To equip employees with the skills to embrace the technology and new ways of working, we mobilised, onboarded and trained a community of 500 Knowledge Information Managers and digital champions to help with end-user adoption. We also ran three-phase ‘look, select, collect…’ device events for employees – in dedicated Cirrus spaces we designed and built – where over 12,000 face-to-face ‘select and collect’ device appointments were managed.

Classroom training sessions were held for all users on the day they received their device, with 12 employees attending per session and 140 users being trained each day. End-users were then supported by technical and Office 365 floor-walkers for 10 days, who also provided 15-minute clubs on ‘how to…’ tips. After 10 days, employees could then sign up to elective classroom sessions. Leimon noted,

“From the start, The Inform Team pushed for a radical and intense training model compared to what we and other departments were used to.  They made the case and the benefit to the Department has been dramatic compared to any other similar programme I have seen.”

BEIS has a diverse workforce with a wide range of skills, ages and challenges.  We ensured each of these communities was successfully nurtured. In particular, we provided a specialised change work-stream for the ‘adaptive technology’ community, so their individual technology needs were supported and BEIS acted as a truly inclusive organisation.

“With the Adaptive Technology community, The Inform Team deployed real subject knowledge experts whose experience and empathy ensured inclusivity was wired into the programme from the start. The BEIS Adaptive Technology community has repeatedly said that no programme has ever engaged with them as well as Cirrus,” said Leimon.

Embed

Post deployment, our partnership was extended to embed cultural change across the department. This included working with HR & IT to develop the on-boarding process for new starters; producing e-learning courses and videos; packaging learning content by profession; and, upskilling the change agent community through technical immersion courses.

Our communications team helped to identify and develop the messaging for five key ways of working, so employees could better understand how the new technology aids their work. The team also supported the promotion of key benefits to employees, which are saving time, improving efficiency, increasing security and delivering inclusivity.

Business benefits

The Cirrus programme is delivering massive savings for the department and has provided civil servants with an IT infrastructure, kit and experience second to none. It has put the department at an advantage in the war for talent and employees have received the change positively. How we communicated the Cirrus programme resulted in 86% of users knowing what to expect, when the change was happening and what they needed to do.

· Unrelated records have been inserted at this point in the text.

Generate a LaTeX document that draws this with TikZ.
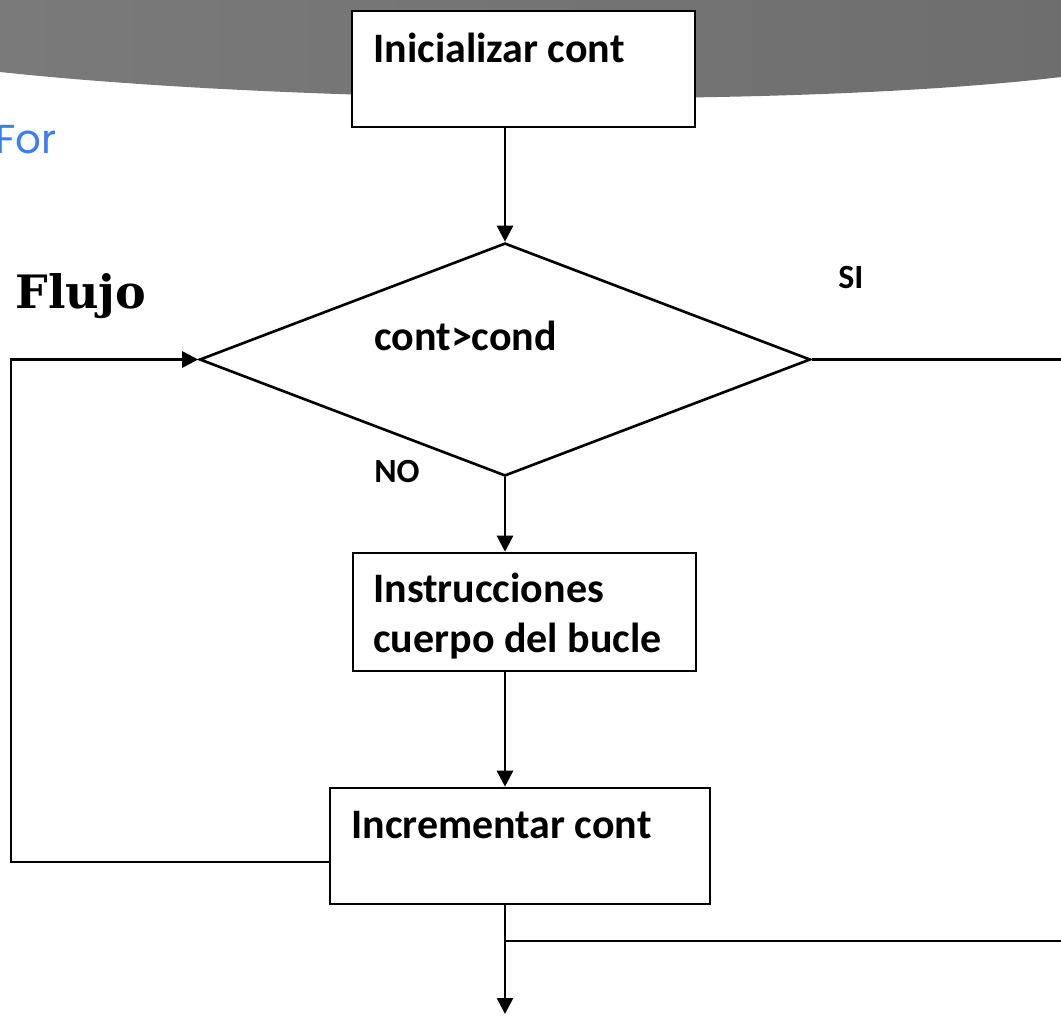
\documentclass[tikz,border=0pt]{standalone}
\usepackage{fontspec}
\setmainfont{Carlito}
\newfontfamily\flowserif{DejaVu Serif}
\newfontfamily\slidesans{Poppins}
\usetikzlibrary{shapes.geometric,arrows.meta}
\definecolor{titleblue}{HTML}{3B7DF6}
\definecolor{bandleft}{HTML}{7A7A7A}
\definecolor{bandmid}{HTML}{606060}
\definecolor{bandright}{HTML}{6E6E6E}
\begin{document}
\begin{tikzpicture}[x=0.02cm,y=-0.02cm,
  flowline/.style={line width=1.5pt, draw=black},
  arr/.style={flowline, -{Triangle[length=0.32cm,width=0.32cm]}},
  procbox/.style={draw, line width=1.5pt, fill=white, rectangle, inner sep=0pt},
  decbox/.style={draw, line width=1.5pt, fill=white, diamond, inner sep=0pt},
  boxtext/.style={font=\bfseries\fontsize{23.9}{28.45}\selectfont, inner sep=0pt, anchor=base west, align=left},
  labeltext/.style={font=\bfseries\fontsize{19.3}{23}\selectfont, inner sep=0pt, anchor=base west},
]
\useasboundingbox (0,0) rectangle (1061,1015);
\clip (0,0) rectangle (1061,1015);
\fill[white] (0,0) rectangle (1061,1015);

% slide header band
\shade[left color=bandleft, middle color=bandmid, right color=bandright]
  (0,0) -- (1061,0) -- (1061,77) .. controls (800,108) and (300,104) .. (0,72) -- cycle;

% slide titles
\node[font=\slidesans\fontsize{23}{27}\selectfont, text=titleblue, anchor=base west, inner sep=0pt] (fortitle) at (-5,153) {For};
\node[font=\flowserif\bfseries\fontsize{26.2}{30}\selectfont, anchor=base west, inner sep=0pt] (flujo) at (15,308) {Flujo};

% flowchart shapes
\node[procbox, minimum width=6.86cm, minimum height=2.32cm] (ini) at (523.5,69) {};
\node[decbox, minimum width=12.22cm, minimum height=4.66cm] (dec) at (505,359.5) {};
\node[procbox, minimum width=6.86cm, minimum height=2.36cm] (body) at (524.5,612) {};
\node[procbox, minimum width=7.6cm, minimum height=2.32cm] (inc) at (520,846) {};

% texts (a multi-line node sits on the baseline of its last line)
\node[boxtext] (initxt) at (373,62) {Inicializar cont};
\node[boxtext] (dectxt) at (374,350) {cont>cond};
\node[boxtext] (bodytxt) at (373,652) {Instrucciones\\cuerpo del bucle};
\node[boxtext] (inctxt) at (351,838) {Incrementar cont};
\node[labeltext] (yes) at (838,288) {SI};
\node[labeltext] (no) at (374,482) {NO};

% free ends of connectors
\coordinate (lp1) at (11,862);
\coordinate (lp2) at (11,359.5);
\coordinate (yesend) at (1061,359.5);
\coordinate (br) at (505,941);
\coordinate (brend) at (1061,941);
\coordinate (exit) at (505,1014);

% connectors
\draw[arr] (ini.south -| dec.north) -- (dec.north);
\draw[arr] (dec.south) -- (dec.south |- body.north);
\draw[arr] (body.south -| dec.south) -- (dec.south |- inc.north);
\draw[arr] (inc.south -| dec.south) -- (exit);
\draw[flowline] (br) -- (brend);
\draw[arr] (inc.west |- lp1) -- (lp1) -- (lp2) -- (dec.west);
\draw[flowline] (dec.east) -- (yesend);
\end{tikzpicture}
\end{document}
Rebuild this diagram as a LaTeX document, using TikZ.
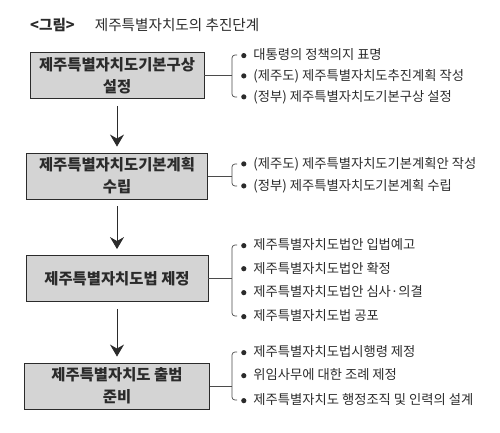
\documentclass[tikz,border=0pt]{standalone}
\usepackage{fontspec}
\setmainfont{Noto Sans CJK KR}
\usetikzlibrary{arrows.meta}
\definecolor{ink}{HTML}{2B2B2B}
\definecolor{boxgray}{HTML}{D4D4D4}
\newcommand\dotmark{\tikz[baseline=-0.6ex]\fill[ink] (0,0) circle (2.6pt);}

\begin{document}
\begin{tikzpicture}[x=1pt,y=-1pt,node distance=100pt,font=\fontsize{13.3}{15}\selectfont,
  stage/.style={draw=ink,line width=0.9pt,fill=boxgray,minimum height=46pt,align=center,inner sep=0pt,
    text=ink,font=\fontsize{15.4}{22}\selectfont\bfseries},
  item/.style={anchor=west,inner sep=0pt,text=ink},
  flow/.style={-{Stealth[length=12pt,width=14pt,inset=4pt]},line width=0.8pt,draw=ink,shorten <=7pt,shorten >=6pt},
  brace/.style={draw=ink!85,line width=0.7pt,rounded corners=3pt}]
  \useasboundingbox (0,0) rectangle (500,432);
  \node[anchor=west,inner sep=0pt,text=ink,font=\fontsize{14.6}{16}\selectfont] (title) at (30,25) {\textbf{<그림>}\hspace{20pt}제주특별자치도의 추진단계};

  % stages
  \node[stage,minimum width=174pt] at (117,75.5) (plan) {제주특별자치도기본구상\\설정};
  \node[stage,minimum width=181pt,below of=plan,yshift=-0.5pt] (basic) {제주특별자치도기본계획\\수립};
  \node[stage,minimum width=182pt,below of=basic,yshift=-2.5pt] (law) {제주특별자치도법 제정};
  \node[stage,minimum width=185pt,below of=law,yshift=-7.5pt] (launch) {제주특별자치도 출범\\준비};
  \draw[flow] (plan)--(basic);
  \draw[flow] (basic)--(law);
  \draw[flow] (law)--(launch);

  % details of each stage
  \node[item] (p1) at (241,55) {\dotmark\hspace{7pt}대통령의 정책의지 표명};
  \node[item] (p2) at (241,76) {\dotmark\hspace{7pt}(제주도) 제주특별자치도추진계획 작성};
  \node[item] (p3) at (241,97) {\dotmark\hspace{7pt}(정부) 제주특별자치도기본구상 설정};
  \node[item] (b1) at (241,164) {\dotmark\hspace{7pt}(제주도) 제주특별자치도기본계획안 작성};
  \node[item] (b2) at (241,186) {\dotmark\hspace{7pt}(정부) 제주특별자치도기본계획 수립};
  \node[item] (l1) at (241,245) {\dotmark\hspace{7pt}제주특별자치도법안 입법예고};
  \node[item] (l2) at (241,268) {\dotmark\hspace{7pt}제주특별자치도법안 확정};
  \node[item] (l3) at (241,292) {\dotmark\hspace{7pt}제주특별자치도법안 심사·의결};
  \node[item] (l4) at (241,316) {\dotmark\hspace{7pt}제주특별자치도법 공포};
  \node[item] (s1) at (241,352) {\dotmark\hspace{7pt}제주특별자치도법시행령 제정};
  \node[item] (s2) at (241,375) {\dotmark\hspace{7pt}위임사무에 대한 조례 제정};
  \node[item] (s3) at (241,400) {\dotmark\hspace{7pt}제주특별자치도 행정조직 및 인력의 설계};

  % brackets
  \coordinate (kp) at (232,75.5);
  \coordinate (kb) at (232,176);
  \coordinate (kl) at (232,278.5);
  \coordinate (ks) at (232,386);
  \draw[brace] (plan.east)--(kp);
  \draw[brace] ([xshift=-4pt]p1.west) -| (kp) |- ([xshift=-4pt]p3.west);
  \draw[brace] (basic.east)--(kb);
  \draw[brace] ([xshift=-4pt]b1.west) -| (kb) |- ([xshift=-4pt]b2.west);
  \draw[brace] (law.east)--(kl);
  \draw[brace] ([xshift=-4pt]l1.west) -| (kl) |- ([xshift=-4pt]l4.west);
  \draw[brace] (launch.east)--(ks);
  \draw[brace] ([xshift=-4pt]s1.west) -| (ks) |- ([xshift=-4pt]s3.west);
\end{tikzpicture}
\end{document}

It has also provided the platform for continuing business transformation over the coming years and in how the department works. Leimon comments:

“By having an outward facing set of IT tools, it’s enabled us to engage and communicate with British and global businesses to share information and knowledge. The Cirrus programme has been a massive leap forward in how we collaborate and work as a modern department.”   

Benefits of a change and engagement partner

We became a vital delivery partner for BEIS and were able to innovate at pace whenever the programme needed new thinking or skills:

“This was a challenging project where you needed to know you had a change team who were creative ‘outside the box’ thinkers, confident enough to question the way things were done, and come back with a plan of attack of how to do things differently. The Inform Team did this. As a partner they shared our commitment, were able to respond to the unforeseen, and above all, always did the right thing for the project. They were a partner we could learn and laugh with,” said Leimon.